(Foto: imago/Jan Huebner)
Viele Menschen in Deutschland hadern mit der Flüchtlingspolitik der Kanzlerin. Sie fühlen sich übergangen bei der Entscheidung. Die Konsequenzen bekommt Merkel nun zu spüren.
Wie fällt die Bilanz ein Jahr nach Beginn der Flüchtlingskrise aus? Angela Merkel steht auch heute noch zu ihrem Satz "Wir schaffen das". Dieser bleibe "selbstverständlich richtig", sagte sie im Interview mit der "Süddeutschen Zeitung". Darin erklärt die Kanzlerin auch: "Deutschland wird Deutschland bleiben, mit allem, was uns daran lieb und teuer ist. Aber Deutschland hat sich seit Gründung der Bundesrepublik auch immer verändert. Veränderung ist nichts Schlechtes."
Merkel versucht damit, Ängste der Bevölkerung zu zerstreuen. Dies ist jedoch nicht so einfach. Merkel würde das so selbst wohl nie so klar sagen. Aber es ist offensichtlich, dass sie viele Deutsche mit ihrer Flüchtlingspolitik überfordert hat.
Noch im Sommer 2015 war die Stimmung gegenüber den Flüchtlingen positiv. Anfang September hielten es laut ZDF-Politikbarometer 66 Prozent der Deutschen für richtig, Zehntausende Flüchtlinge einreisen zu lassen. Anfang Oktober war das schon anderes, 59 Prozent beurteilten das als Fehler. Weniger als jeder Fünfte sah Deutschland noch dazu in der Lage, weitere Flüchtlinge aufzunehmen. Die öffentliche Meinung kippte in die Richtung: Wie konnte die Kanzlerin das nur zulassen? Vielleicht hat Merkel unterschätzt, wie schnell Stimmungen umschlagen können.
Ende August 2015 sagte Merkel zum ersten Mal den Satz "Wir schaffen das". Es war ein Mutmach-Appell, die deutsche Version von Barack Obamas "Yes, we can". Aber je länger die Entscheidung, die Menschen für Flüchtlinge zu öffnen, zurücklag, umso mehr Deutsche fühlten sich übergangen. Viele wären gern miteinbezogen und gefragt worden, ob sie so viele Flüchtlinge in Deutschland aufnehmen wollen. Aus ihrer Sicht hat Merkel ihnen ungefragt etwas zugemutet, was sie persönlich für richtig hielt. Immer größere Teile der Bevölkerung wollten es gar nicht schaffen.
Was, wenn Merkel anders entschieden hätte?

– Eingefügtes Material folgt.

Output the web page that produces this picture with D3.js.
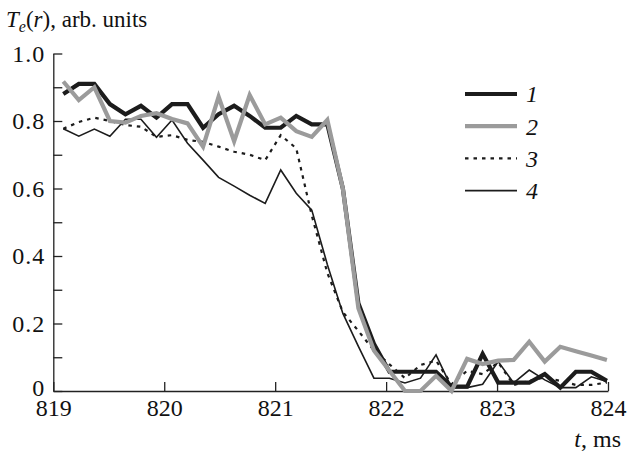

Die Konsequenzen sind spürbar: Infolge der Flüchtlingskrise erlebt Merkel ihre bisher schwierigste Zeit als Regierungschefin. Die vor einem Jahr fast tot geglaubte AfD feiert große Stimmengewinne. Bei der Landtagswahl in Mecklenburg-Vorpommern werden die Rechtspopulisten – und das ausschließlich mit der Kritik an Merkels Flüchtlingspolitik – mehr als 20 Prozent der Stimmen holen. Die Union ist in den Umfragen bundesweit um zehn Prozent abgestürzt, Merkels Popularität ist deutlich gesunken. Jeder Zweite will, dass sie im kommenden Jahr nicht mehr für eine weitere Amtszeit kandidiert. Was wäre passiert, wenn Merkel im September 2015 anders entschieden hätte?
Die Kanzlerin wollte damals verhindern, dass die Flüchtlingskrise die Balkanländer und damit Europa nachhaltig destabilisiert. In Ungarn, wo sich innerhalb kürzester Zeit Zehntausende Flüchtlinge stauten, spitzte sich die Lage dramatisch zu. Die Grenzöffnung sollte eine Ausnahme sein, das haben Regierungsvertreter schon damals immer wieder betont. Sie haben dennoch unterschätzt, dass Zehntausende die Entscheidung als Signal sahen, sich auf den Weg zu machen. Die Alternative zur Grenzöffnung wäre gewesen, die Flüchtlinge mit Gewalt zu stoppen. Flüchtlinge, die traumatisiert durch ihre Erfahrungen, erschöpft von ihrer Flucht, sich an den Grenzen Kämpfe mit Polizisten und Soldaten liefern. Unschöne Bilder. In Deutschland und auch anderswo wäre die Erschütterung groß gewesen. Nicht wenige hätten Merkel vorgeworfen: Wie konnte sie das nur zulassen?! Auch wenn sie sich damals anders entschieden hat, darf die Kanzlerin heute keine Dankbarkeit erwarten.
Ein Jahr nach Beginn der Flüchtlingskrise wird ihr dasselbe vorgeworfen: Wie konnte sie das nur zulassen?!